**Given records**

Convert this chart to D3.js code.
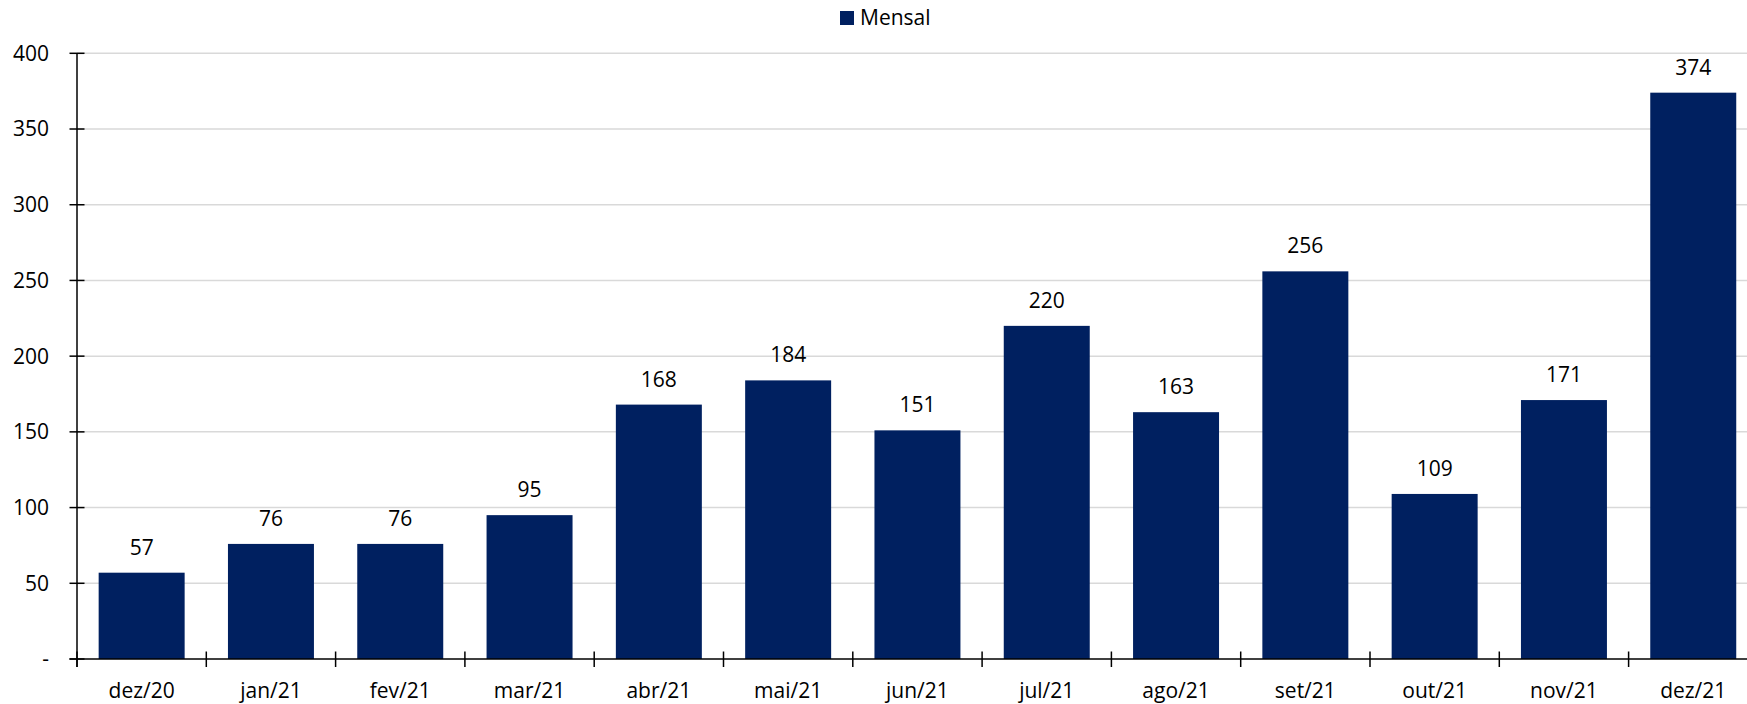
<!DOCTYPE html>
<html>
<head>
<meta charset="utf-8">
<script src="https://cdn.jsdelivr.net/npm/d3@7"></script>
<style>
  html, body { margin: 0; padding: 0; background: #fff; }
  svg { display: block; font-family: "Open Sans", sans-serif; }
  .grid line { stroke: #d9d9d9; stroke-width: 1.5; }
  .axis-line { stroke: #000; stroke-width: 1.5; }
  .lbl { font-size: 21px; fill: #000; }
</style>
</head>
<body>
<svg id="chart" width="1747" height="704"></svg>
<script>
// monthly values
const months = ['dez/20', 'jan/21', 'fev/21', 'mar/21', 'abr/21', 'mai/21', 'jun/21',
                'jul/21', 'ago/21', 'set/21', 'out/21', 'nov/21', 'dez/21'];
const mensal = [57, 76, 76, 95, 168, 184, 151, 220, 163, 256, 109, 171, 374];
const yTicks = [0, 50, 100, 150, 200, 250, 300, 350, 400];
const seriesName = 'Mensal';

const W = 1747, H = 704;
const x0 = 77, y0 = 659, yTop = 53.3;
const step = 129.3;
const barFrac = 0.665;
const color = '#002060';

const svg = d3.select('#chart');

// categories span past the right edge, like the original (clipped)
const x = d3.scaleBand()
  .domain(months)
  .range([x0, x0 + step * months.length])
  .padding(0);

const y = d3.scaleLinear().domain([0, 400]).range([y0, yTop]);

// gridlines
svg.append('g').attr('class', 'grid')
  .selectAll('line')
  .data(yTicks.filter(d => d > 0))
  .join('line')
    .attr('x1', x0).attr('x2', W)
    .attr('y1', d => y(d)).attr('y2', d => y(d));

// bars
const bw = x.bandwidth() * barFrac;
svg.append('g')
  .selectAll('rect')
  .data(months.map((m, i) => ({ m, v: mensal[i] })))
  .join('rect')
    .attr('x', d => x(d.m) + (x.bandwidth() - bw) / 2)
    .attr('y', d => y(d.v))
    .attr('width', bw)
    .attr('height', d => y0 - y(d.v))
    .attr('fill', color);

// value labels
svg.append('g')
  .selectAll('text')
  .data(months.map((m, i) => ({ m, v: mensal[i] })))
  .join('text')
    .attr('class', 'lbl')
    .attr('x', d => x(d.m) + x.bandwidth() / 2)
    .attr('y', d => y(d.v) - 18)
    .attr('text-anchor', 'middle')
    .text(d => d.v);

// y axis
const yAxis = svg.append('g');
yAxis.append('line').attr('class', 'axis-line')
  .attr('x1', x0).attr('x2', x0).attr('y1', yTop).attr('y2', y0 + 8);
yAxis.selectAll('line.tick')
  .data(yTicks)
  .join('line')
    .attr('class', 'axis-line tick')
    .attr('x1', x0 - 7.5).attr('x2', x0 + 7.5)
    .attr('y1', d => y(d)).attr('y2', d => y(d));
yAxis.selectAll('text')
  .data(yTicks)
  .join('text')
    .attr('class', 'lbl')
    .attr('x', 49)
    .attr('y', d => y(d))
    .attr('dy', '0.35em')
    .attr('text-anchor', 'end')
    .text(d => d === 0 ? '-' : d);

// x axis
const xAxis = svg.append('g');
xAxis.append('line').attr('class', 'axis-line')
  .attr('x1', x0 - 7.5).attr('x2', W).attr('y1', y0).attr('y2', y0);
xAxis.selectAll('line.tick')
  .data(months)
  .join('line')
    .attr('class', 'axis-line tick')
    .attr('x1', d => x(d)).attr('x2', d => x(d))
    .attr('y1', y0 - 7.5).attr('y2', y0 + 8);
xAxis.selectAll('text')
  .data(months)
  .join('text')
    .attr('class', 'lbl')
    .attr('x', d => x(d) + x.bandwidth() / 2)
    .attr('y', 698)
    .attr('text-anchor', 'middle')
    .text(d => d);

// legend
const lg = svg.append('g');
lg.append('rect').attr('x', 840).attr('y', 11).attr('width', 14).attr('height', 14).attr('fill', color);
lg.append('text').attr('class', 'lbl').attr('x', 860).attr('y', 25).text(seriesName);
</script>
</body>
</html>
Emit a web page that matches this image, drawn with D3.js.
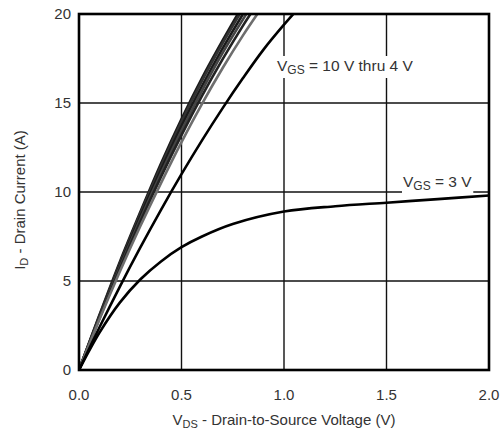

**Task**
Leave out the pictures and give the listing above again exactly.

**Solution below**
Convert this chart to D3.js code.
<!DOCTYPE html>
<html>
<head>
<meta charset="utf-8">
<script src="https://cdn.jsdelivr.net/npm/d3@7"></script>
<style>
  html, body { margin: 0; padding: 0; background: #fff; }
  svg { display: block; font-family: "Open Sans", sans-serif; }
  .grid line { stroke: #d9d9d9; stroke-width: 1.5; }
  .axis-line { stroke: #000; stroke-width: 1.5; }
  .lbl { font-size: 21px; fill: #000; }
</style>
</head>
<body>
<svg id="chart" width="1747" height="704"></svg>
<script>
// monthly values
const months = ['dez/20', 'jan/21', 'fev/21', 'mar/21', 'abr/21', 'mai/21', 'jun/21',
                'jul/21', 'ago/21', 'set/21', 'out/21', 'nov/21', 'dez/21'];
const mensal = [57, 76, 76, 95, 168, 184, 151, 220, 163, 256, 109, 171, 374];
const yTicks = [0, 50, 100, 150, 200, 250, 300, 350, 400];
const seriesName = 'Mensal';

const W = 1747, H = 704;
const x0 = 77, y0 = 659, yTop = 53.3;
const step = 129.3;
const barFrac = 0.665;
const color = '#002060';

const svg = d3.select('#chart');

// categories span past the right edge, like the original (clipped)
const x = d3.scaleBand()
  .domain(months)
  .range([x0, x0 + step * months.length])
  .padding(0);

const y = d3.scaleLinear().domain([0, 400]).range([y0, yTop]);

// gridlines
svg.append('g').attr('class', 'grid')
  .selectAll('line')
  .data(yTicks.filter(d => d > 0))
  .join('line')
    .attr('x1', x0).attr('x2', W)
    .attr('y1', d => y(d)).attr('y2', d => y(d));

// bars
const bw = x.bandwidth() * barFrac;
svg.append('g')
  .selectAll('rect')
  .data(months.map((m, i) => ({ m, v: mensal[i] })))
  .join('rect')
    .attr('x', d => x(d.m) + (x.bandwidth() - bw) / 2)
    .attr('y', d => y(d.v))
    .attr('width', bw)
    .attr('height', d => y0 - y(d.v))
    .attr('fill', color);

// value labels
svg.append('g')
  .selectAll('text')
  .data(months.map((m, i) => ({ m, v: mensal[i] })))
  .join('text')
    .attr('class', 'lbl')
    .attr('x', d => x(d.m) + x.bandwidth() / 2)
    .attr('y', d => y(d.v) - 18)
    .attr('text-anchor', 'middle')
    .text(d => d.v);

// y axis
const yAxis = svg.append('g');
yAxis.append('line').attr('class', 'axis-line')
  .attr('x1', x0).attr('x2', x0).attr('y1', yTop).attr('y2', y0 + 8);
yAxis.selectAll('line.tick')
  .data(yTicks)
  .join('line')
    .attr('class', 'axis-line tick')
    .attr('x1', x0 - 7.5).attr('x2', x0 + 7.5)
    .attr('y1', d => y(d)).attr('y2', d => y(d));
yAxis.selectAll('text')
  .data(yTicks)
  .join('text')
    .attr('class', 'lbl')
    .attr('x', 49)
    .attr('y', d => y(d))
    .attr('dy', '0.35em')
    .attr('text-anchor', 'end')
    .text(d => d === 0 ? '-' : d);

// x axis
const xAxis = svg.append('g');
xAxis.append('line').attr('class', 'axis-line')
  .attr('x1', x0 - 7.5).attr('x2', W).attr('y1', y0).attr('y2', y0);
xAxis.selectAll('line.tick')
  .data(months)
  .join('line')
    .attr('class', 'axis-line tick')
    .attr('x1', d => x(d)).attr('x2', d => x(d))
    .attr('y1', y0 - 7.5).attr('y2', y0 + 8);
xAxis.selectAll('text')
  .data(months)
  .join('text')
    .attr('class', 'lbl')
    .attr('x', d => x(d) + x.bandwidth() / 2)
    .attr('y', 698)
    .attr('text-anchor', 'middle')
    .text(d => d);

// legend
const lg = svg.append('g');
lg.append('rect').attr('x', 840).attr('y', 11).attr('width', 14).attr('height', 14).attr('fill', color);
lg.append('text').attr('class', 'lbl').attr('x', 860).attr('y', 25).text(seriesName);
</script>
</body>
</html>
Emit a web page that matches this image, drawn with D3.js.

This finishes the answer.